Tingkat kesuksesan pemancingan dana warga Indonesia yang diparkir di Singapura bergantung pada tingkat kesadaran pemilik modal sendiri, aspek jurisdiksi, justifikasi dan kondisi ekonomi, politik dan sosial di Indonesia.
Differential besar spread antara suku bunga Indonesia (baik dalam deposito berjangka di perbankan atau obligasi pemerintah) dan Singapura merupakan faktor plus bagi para pemodal dan investor portofolio untuk berinvestasi di Indonesia. Sementara tren depresiasi rupiah dan melajunya inflasi menjadi kontra produktif pula bagi calon investor berbuat demikian.
Dalam koridor rezim lalu-lintas devisa bebas, arus keluar-masuk valas merupakan fenomena biasa di sektor keuangan, Eksodus dana atau “capital flight” sering terjadi bukan saja di Indonesia, tapi juga di negara-negara berkembang lainnya.

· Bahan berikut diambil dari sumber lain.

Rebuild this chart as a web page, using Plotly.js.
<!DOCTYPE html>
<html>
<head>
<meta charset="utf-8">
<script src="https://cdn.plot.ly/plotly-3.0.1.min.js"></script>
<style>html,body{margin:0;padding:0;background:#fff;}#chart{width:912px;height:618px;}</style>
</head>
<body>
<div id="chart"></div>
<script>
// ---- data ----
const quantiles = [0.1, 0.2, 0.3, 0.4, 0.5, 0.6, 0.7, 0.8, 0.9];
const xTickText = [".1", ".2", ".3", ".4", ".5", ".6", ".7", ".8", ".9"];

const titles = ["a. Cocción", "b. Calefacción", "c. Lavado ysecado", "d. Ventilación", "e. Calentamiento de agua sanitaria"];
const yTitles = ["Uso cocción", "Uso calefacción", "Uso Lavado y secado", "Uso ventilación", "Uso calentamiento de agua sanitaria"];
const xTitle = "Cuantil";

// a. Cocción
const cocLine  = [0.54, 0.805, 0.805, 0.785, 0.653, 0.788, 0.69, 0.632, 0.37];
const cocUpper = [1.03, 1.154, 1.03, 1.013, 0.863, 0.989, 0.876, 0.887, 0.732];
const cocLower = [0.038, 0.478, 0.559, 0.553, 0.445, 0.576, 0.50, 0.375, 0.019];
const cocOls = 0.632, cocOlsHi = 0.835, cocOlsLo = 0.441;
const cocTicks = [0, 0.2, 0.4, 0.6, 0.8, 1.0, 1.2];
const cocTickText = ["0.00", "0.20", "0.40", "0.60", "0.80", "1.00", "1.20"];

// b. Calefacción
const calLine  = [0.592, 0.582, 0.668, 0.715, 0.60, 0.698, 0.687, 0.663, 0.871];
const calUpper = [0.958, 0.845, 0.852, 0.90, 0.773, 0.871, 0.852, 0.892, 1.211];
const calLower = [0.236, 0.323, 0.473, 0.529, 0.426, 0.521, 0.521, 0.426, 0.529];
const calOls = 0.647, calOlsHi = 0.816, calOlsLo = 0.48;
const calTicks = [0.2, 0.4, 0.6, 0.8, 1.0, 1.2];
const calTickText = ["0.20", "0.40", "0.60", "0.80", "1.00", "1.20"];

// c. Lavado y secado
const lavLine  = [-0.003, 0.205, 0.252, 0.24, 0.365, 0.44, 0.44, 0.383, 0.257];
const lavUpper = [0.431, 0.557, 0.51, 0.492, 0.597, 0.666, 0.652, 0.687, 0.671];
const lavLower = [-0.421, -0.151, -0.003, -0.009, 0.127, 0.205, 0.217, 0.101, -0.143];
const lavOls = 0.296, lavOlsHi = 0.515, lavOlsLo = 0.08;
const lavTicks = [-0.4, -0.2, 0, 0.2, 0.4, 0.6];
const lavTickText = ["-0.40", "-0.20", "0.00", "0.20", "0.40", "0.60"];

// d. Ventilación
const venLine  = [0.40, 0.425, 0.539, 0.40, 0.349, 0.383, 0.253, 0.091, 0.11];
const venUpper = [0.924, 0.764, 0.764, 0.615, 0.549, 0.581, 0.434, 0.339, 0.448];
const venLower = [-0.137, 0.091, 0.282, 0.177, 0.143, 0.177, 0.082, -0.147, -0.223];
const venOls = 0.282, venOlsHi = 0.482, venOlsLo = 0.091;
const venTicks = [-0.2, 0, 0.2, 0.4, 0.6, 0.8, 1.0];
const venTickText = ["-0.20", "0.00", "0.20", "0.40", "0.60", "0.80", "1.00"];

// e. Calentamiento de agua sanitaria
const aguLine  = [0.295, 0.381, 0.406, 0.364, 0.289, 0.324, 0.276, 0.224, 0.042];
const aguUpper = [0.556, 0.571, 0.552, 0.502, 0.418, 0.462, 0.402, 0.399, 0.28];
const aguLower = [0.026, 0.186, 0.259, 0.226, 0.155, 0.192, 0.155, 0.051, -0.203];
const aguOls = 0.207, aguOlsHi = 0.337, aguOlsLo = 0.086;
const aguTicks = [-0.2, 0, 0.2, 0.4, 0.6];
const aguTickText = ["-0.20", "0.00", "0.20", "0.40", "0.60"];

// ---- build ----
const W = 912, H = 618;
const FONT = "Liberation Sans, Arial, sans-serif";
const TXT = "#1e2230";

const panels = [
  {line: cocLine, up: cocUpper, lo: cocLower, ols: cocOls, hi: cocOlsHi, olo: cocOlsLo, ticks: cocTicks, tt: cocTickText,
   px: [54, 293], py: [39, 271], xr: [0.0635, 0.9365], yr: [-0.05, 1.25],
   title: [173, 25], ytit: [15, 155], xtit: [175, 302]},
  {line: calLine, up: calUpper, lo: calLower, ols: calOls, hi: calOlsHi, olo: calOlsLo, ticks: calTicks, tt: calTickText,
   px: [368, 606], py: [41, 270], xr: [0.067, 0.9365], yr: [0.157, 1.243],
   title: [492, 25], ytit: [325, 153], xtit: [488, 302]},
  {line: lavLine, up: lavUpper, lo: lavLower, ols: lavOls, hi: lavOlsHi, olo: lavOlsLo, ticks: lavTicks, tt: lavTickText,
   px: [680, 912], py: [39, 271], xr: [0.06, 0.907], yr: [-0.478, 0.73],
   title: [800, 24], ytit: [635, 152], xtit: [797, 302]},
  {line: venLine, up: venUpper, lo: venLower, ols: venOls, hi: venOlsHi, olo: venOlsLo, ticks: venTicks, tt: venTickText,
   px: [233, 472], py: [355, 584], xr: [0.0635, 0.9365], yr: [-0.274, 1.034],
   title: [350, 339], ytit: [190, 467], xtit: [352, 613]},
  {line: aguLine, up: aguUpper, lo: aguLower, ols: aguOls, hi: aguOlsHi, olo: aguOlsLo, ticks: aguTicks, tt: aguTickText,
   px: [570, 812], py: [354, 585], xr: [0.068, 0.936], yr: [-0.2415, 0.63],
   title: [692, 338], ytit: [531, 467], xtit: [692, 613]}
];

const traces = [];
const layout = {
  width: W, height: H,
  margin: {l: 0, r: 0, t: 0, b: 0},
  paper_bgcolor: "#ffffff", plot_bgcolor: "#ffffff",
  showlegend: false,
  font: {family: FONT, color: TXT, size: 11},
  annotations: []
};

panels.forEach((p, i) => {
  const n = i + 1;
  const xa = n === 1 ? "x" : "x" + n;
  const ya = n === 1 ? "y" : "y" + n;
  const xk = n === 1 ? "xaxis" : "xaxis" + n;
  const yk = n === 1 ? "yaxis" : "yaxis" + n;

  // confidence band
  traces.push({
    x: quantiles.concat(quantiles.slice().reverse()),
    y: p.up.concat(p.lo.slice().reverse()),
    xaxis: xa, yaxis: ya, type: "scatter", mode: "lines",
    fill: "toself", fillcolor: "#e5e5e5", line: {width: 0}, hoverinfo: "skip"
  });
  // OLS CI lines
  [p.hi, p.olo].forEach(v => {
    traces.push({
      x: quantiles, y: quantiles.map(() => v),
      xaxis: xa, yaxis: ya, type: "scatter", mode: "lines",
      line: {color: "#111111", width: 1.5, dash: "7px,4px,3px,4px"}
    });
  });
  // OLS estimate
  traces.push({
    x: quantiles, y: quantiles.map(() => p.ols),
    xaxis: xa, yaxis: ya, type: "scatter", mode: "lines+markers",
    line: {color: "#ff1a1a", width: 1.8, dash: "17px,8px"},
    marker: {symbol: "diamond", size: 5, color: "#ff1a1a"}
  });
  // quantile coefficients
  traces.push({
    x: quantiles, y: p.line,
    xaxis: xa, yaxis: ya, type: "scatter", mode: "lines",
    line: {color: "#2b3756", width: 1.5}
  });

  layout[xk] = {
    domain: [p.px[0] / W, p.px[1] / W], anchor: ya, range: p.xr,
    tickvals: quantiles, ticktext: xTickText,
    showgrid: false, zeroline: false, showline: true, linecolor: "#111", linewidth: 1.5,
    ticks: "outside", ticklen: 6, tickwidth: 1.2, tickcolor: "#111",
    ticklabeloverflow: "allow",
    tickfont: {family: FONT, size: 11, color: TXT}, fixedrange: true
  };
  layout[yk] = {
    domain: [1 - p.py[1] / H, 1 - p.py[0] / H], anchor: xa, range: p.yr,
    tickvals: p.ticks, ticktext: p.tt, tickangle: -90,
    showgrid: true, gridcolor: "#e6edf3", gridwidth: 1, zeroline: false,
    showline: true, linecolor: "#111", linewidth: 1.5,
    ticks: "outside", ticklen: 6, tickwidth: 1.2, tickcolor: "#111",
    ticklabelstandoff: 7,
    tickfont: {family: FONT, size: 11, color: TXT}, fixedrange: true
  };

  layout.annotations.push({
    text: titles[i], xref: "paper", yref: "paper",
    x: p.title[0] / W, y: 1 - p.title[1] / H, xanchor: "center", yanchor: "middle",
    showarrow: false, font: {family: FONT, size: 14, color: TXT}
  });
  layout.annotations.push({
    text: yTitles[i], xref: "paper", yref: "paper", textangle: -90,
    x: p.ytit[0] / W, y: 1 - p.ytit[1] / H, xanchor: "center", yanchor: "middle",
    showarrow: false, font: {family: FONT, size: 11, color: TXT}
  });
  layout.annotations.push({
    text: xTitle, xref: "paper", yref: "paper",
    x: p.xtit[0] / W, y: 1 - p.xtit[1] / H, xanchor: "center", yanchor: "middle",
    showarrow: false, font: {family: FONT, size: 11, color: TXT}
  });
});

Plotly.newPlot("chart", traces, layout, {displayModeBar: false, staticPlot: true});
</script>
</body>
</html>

Ambiguitas tentang peraturan “Base Erosion Profit Sharing”(BEPS)yang belum mulai berlaku, memungkinkan perusahaan multinasional memarkirkan labanya di negara lain, demi pengelakan atau penghindaran pajak, ketimbang di negara tempat laba diperoleh seharusnya.
Penerapan “stick” atau peraturan keras seperti sistim kontrol devisa atau tindakan hukum kelihatan sulit dan rumit dijalankan, lagi jarang berhasil. Contohnya, kasus klaim pemerintah yang berdasarkan dugaan uang milik negara atas dana simpanan puluhan juta dolar Singapura atas nama istri muda seorang mendiang mantan pejabat senior Pertamina di sebuah bank di Singapura masa lalu.

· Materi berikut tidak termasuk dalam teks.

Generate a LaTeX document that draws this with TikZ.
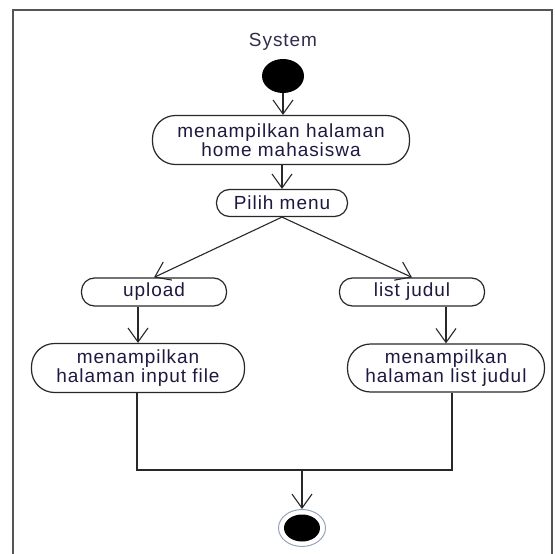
\documentclass[tikz,border=0pt]{standalone}
\usepackage{fontspec}
\setmainfont{Liberation Sans}[LetterSpace=5]
\usetikzlibrary{arrows.meta,shapes.geometric}
\definecolor{txt}{RGB}{32,24,64}
\definecolor{ln}{RGB}{40,40,40}
\definecolor{fr}{RGB}{85,85,85}
\definecolor{ring}{RGB}{150,165,185}
\begin{document}
\begin{tikzpicture}[x=1pt,y=-1pt,
  act/.style={draw=ln,line width=1.2pt,fill=white,inner sep=0pt,align=center,
    text=txt,font=\fontsize{19}{18.5}\selectfont},
  flow/.style={draw=ln,line width=1.1pt,-{Straight Barb[length=14pt,width=20pt]}},
  plain/.style={draw=ln,line width=1.1pt}]
\useasboundingbox (0,0) rectangle (555,554);
\fill[white] (0,0) rectangle (555,554);
\draw[fr,line width=1.8pt] (13,554) -- (13,10) -- (552,10) -- (552,554);
\node[text=txt!80!gray,font=\fontsize{19}{19}\selectfont] (sys) at (283,42) {System};
\node[ellipse,fill=black,minimum width=42pt,minimum height=34pt,inner sep=0pt] (start) at (283,76) {};
\node[act,minimum width=257pt,minimum height=49pt,rounded corners=23pt] (home) at (281,140) {menampilkan halaman\\home mahasiswa};
\node[act,minimum width=131pt,minimum height=27pt,rounded corners=13pt] (menu) at (282,203) {Pilih menu};
\node[act,minimum width=145pt,minimum height=28pt,rounded corners=13pt] (upload) at (154,292) {upload};
\node[act,minimum width=145pt,minimum height=28pt,rounded corners=13pt] (list) at (412,292) {list judul};
\node[act,minimum width=213pt,minimum height=49pt,rounded corners=23pt] (input) at (138,368) {menampilkan\\halaman input file};
\node[act,minimum width=197pt,minimum height=48pt,rounded corners=23pt] (listpage) at (446,368) {menampilkan\\halaman list judul};
\node[ellipse,draw=ring,line width=1pt,fill=white,minimum width=47pt,minimum height=37pt,inner sep=0pt] (end) at (302,528) {};
\node[ellipse,fill=black,minimum width=36pt,minimum height=27pt,inner sep=0pt] (endin) at (302,528) {};
\coordinate (jl) at (137,470);
\coordinate (jr) at (452,470);
\coordinate (jm) at (302,470);
\draw[flow] (start.south) -- (home.north -| start.south);
\draw[flow] (home.south -| menu.north) -- (menu.north);
\draw[flow] (menu.south) -- (upload.north);
\draw[flow] (menu.south) -- (list.north);
\draw[flow] (upload.south -| input.north) -- (input.north);
\draw[flow] (list.south -| listpage.north) -- (listpage.north);
\draw[plain] (input.south -| jl) -- (jl) -- (jr) -- (listpage.south -| jr);
\draw[flow] (jm) -- (end.north);
\end{tikzpicture}
\end{document}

Mengingat status Singapura adalah salah satu pusat finansial regional dan menduduki peringkat ke-5 dalam perlindungan kerahasian bank di dunia lagi enggan menandatangani Perjanjian Ekstradisi dengan Indonesia, maka harapan kerjasama dengan pemerintah Indonesia dalam pemberian informasi tentang nama dan besarnya dana para nasabah bank dari Indonesia, kelihatan tipis. Lagi para pemegang rekening gede sekarang umumnya menggunakan “numbered account” tanpa nama dan pencairan dan penyimpanan dana melalui uang elektronik tanpa nama dan sertifikat deposito digital juga tanpa nama dengan sistem “financial encryptophy”. Sedangkan Perjanjian Saling Menukar Informasi Otomatis(AEOI) pada KTT G20 di Brisbane baru-baru ini hanya dijadwalkan mulai berlaku 2017 atau akhir 2018. Lagi belum dijamin, apakah semua negara anggota bersedia melaksanakannya, karena implementasi AEOI tersebut bersifat resiprokal antara pihak bersangkutan. Yang pasti, Singapura akan tetap menjadi “safe haven” bagi para pemodal gede asing.

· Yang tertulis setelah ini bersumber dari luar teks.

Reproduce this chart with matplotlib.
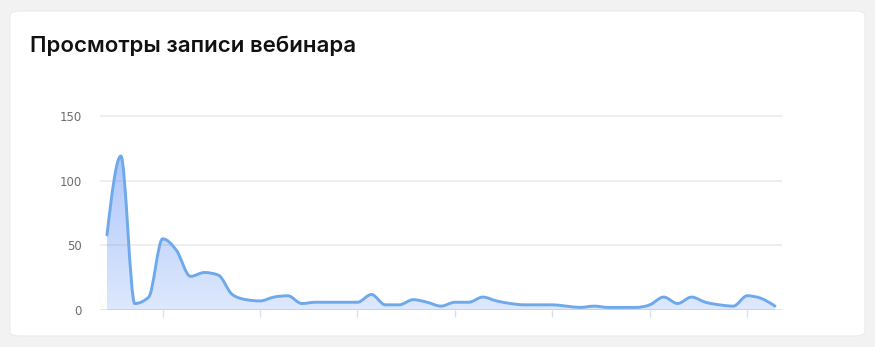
import numpy as np
import matplotlib
matplotlib.use("Agg")
import matplotlib.pyplot as plt
from matplotlib.patches import FancyBboxPatch, PathPatch
from matplotlib.path import Path

# --- data ---
title = "Просмотры записи вебинара"
views = [58, 119, 5, 10, 55, 46, 26, 29, 27, 12,
         8, 7, 10, 11, 5, 6, 6, 6, 6, 12,
         4, 4, 8, 6, 3, 6, 6, 10, 7, 5,
         4, 4, 4, 3, 2, 3, 2, 2, 2, 4,
         10, 5, 10, 6, 4, 3, 11, 9, 3]
y_ticks = [0, 50, 100, 150]
x_tick_idx = [4, 11, 18, 25, 32, 39, 46]

LINE = "#6ea9ec"
FILL = (0.36, 0.56, 0.97)


def monotone_path(xs, ys):
    # монотонная кубическая кривая (как curveMonotoneX)
    xs = np.asarray(xs, float)
    ys = np.asarray(ys, float)
    n = len(xs)
    h = np.diff(xs)
    s = np.diff(ys) / h
    t = np.zeros(n)
    for i in range(1, n - 1):
        p = (s[i - 1] * h[i] + s[i] * h[i - 1]) / (h[i - 1] + h[i])
        t[i] = (np.sign(s[i - 1]) + np.sign(s[i])) * min(abs(s[i - 1]), abs(s[i]), 0.5 * abs(p))
    t[0] = (3 * s[0] - t[1]) / 2
    t[-1] = (3 * s[-1] - t[-2]) / 2
    verts = [(xs[0], ys[0])]
    codes = [Path.MOVETO]
    for i in range(n - 1):
        dx = h[i] / 3
        verts += [(xs[i] + dx, ys[i] + dx * t[i]),
                  (xs[i + 1] - dx, ys[i + 1] - dx * t[i + 1]),
                  (xs[i + 1], ys[i + 1])]
        codes += [Path.CURVE4] * 3
    return np.array(verts), codes


fig = plt.figure(figsize=(8.75, 3.47), dpi=100)
fig.patch.set_facecolor("#f2f2f2")

# карточка
card = FancyBboxPatch((10 / 875, 11 / 347), 855 / 875, 325 / 347,
                      boxstyle="round,pad=0,rounding_size=0.012",
                      transform=fig.transFigure, facecolor="white",
                      edgecolor="#ebebeb", linewidth=0.8, zorder=-5)
fig.patches.append(card)

fig.text(30 / 875, 1 - 46 / 347, title, fontsize=16, fontweight="semibold",
         family=["Inter", "DejaVu Sans"], color="#111111", va="center", ha="left")

ylim_top = 152
px_per = 194 / 150
ax = fig.add_axes([100 / 875, 37 / 347, 682 / 875, ylim_top * px_per / 347])
ax.set_facecolor("none")
n = len(views)
ax.set_xlim(-0.5, n - 0.5)
ax.set_ylim(0, ylim_top)

verts, codes = monotone_path(np.arange(n), views)

ax.add_patch(PathPatch(Path(verts, codes), facecolor="none", edgecolor=LINE,
                       linewidth=2.1, zorder=3, capstyle="round"))

# заливка с градиентом
area_v = np.vstack([verts, [[n - 1, 0], [0, 0], [0, views[0]]]])
area_c = codes + [Path.LINETO, Path.LINETO, Path.CLOSEPOLY]
area = PathPatch(Path(area_v, area_c), facecolor="none", edgecolor="none")
ax.add_patch(area)
ymax = max(views)
grad = np.zeros((256, 1, 4))
grad[..., 0], grad[..., 1], grad[..., 2] = FILL
grad[:, 0, 3] = np.linspace(0.2, 0.5, 256)
im = ax.imshow(grad, extent=[-0.5, n - 0.5, 0, ymax], origin="lower",
               aspect="auto", zorder=2)
im.set_clip_path(area)

for spine in ax.spines.values():
    spine.set_visible(False)
ax.axhline(0, color="#d9e0ee", linewidth=1.2, zorder=1)
for yv in y_ticks[1:]:
    ax.axhline(yv, color="#ebebeb", linewidth=1.2, zorder=1)

ax.set_yticks(y_ticks)
ax.set_yticklabels([str(v) for v in y_ticks])
ax.tick_params(axis="y", length=0, pad=13, labelsize=8.5, labelcolor="#6e6e6e")
ax.set_xticks(x_tick_idx)
ax.tick_params(axis="x", length=5, width=1, color="#d9e0ee", labelbottom=False)

fig.savefig("out.png", dpi=100, facecolor=fig.get_facecolor())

Melihat ke depan, pemerintah barangkali perlu juga memperbaiki kondisi investasi dan fundamental ekonomi makro agar lebih kondusif sehingga rupiah akan menjadi salah satu “hard currency” yang diminati baik oleh masyarakat deposan maupun calon investor.“Good governance”,kebijakan, pengelolaan dan pengawasan devisa yang lebih efektif dapat mencegah pemarkiran DHE produk-produk tambang dan komoditas di LN, aksi penyelundupan produk ekspor dan sumber-sumber pembocor devisa lainnya. Dengan demikian, pemerintah tak perlu membuang umpan untuk memancing dana warga sendiri balik ke kandang. Dana asing yang lebih besar bahkan akan berbondong-bondang datang sendiri ke pasar keuangan Indonesia. Menurut catatan BEI, arus dana masuk asing pernah mencapai Rp.55,9 triliun per hari.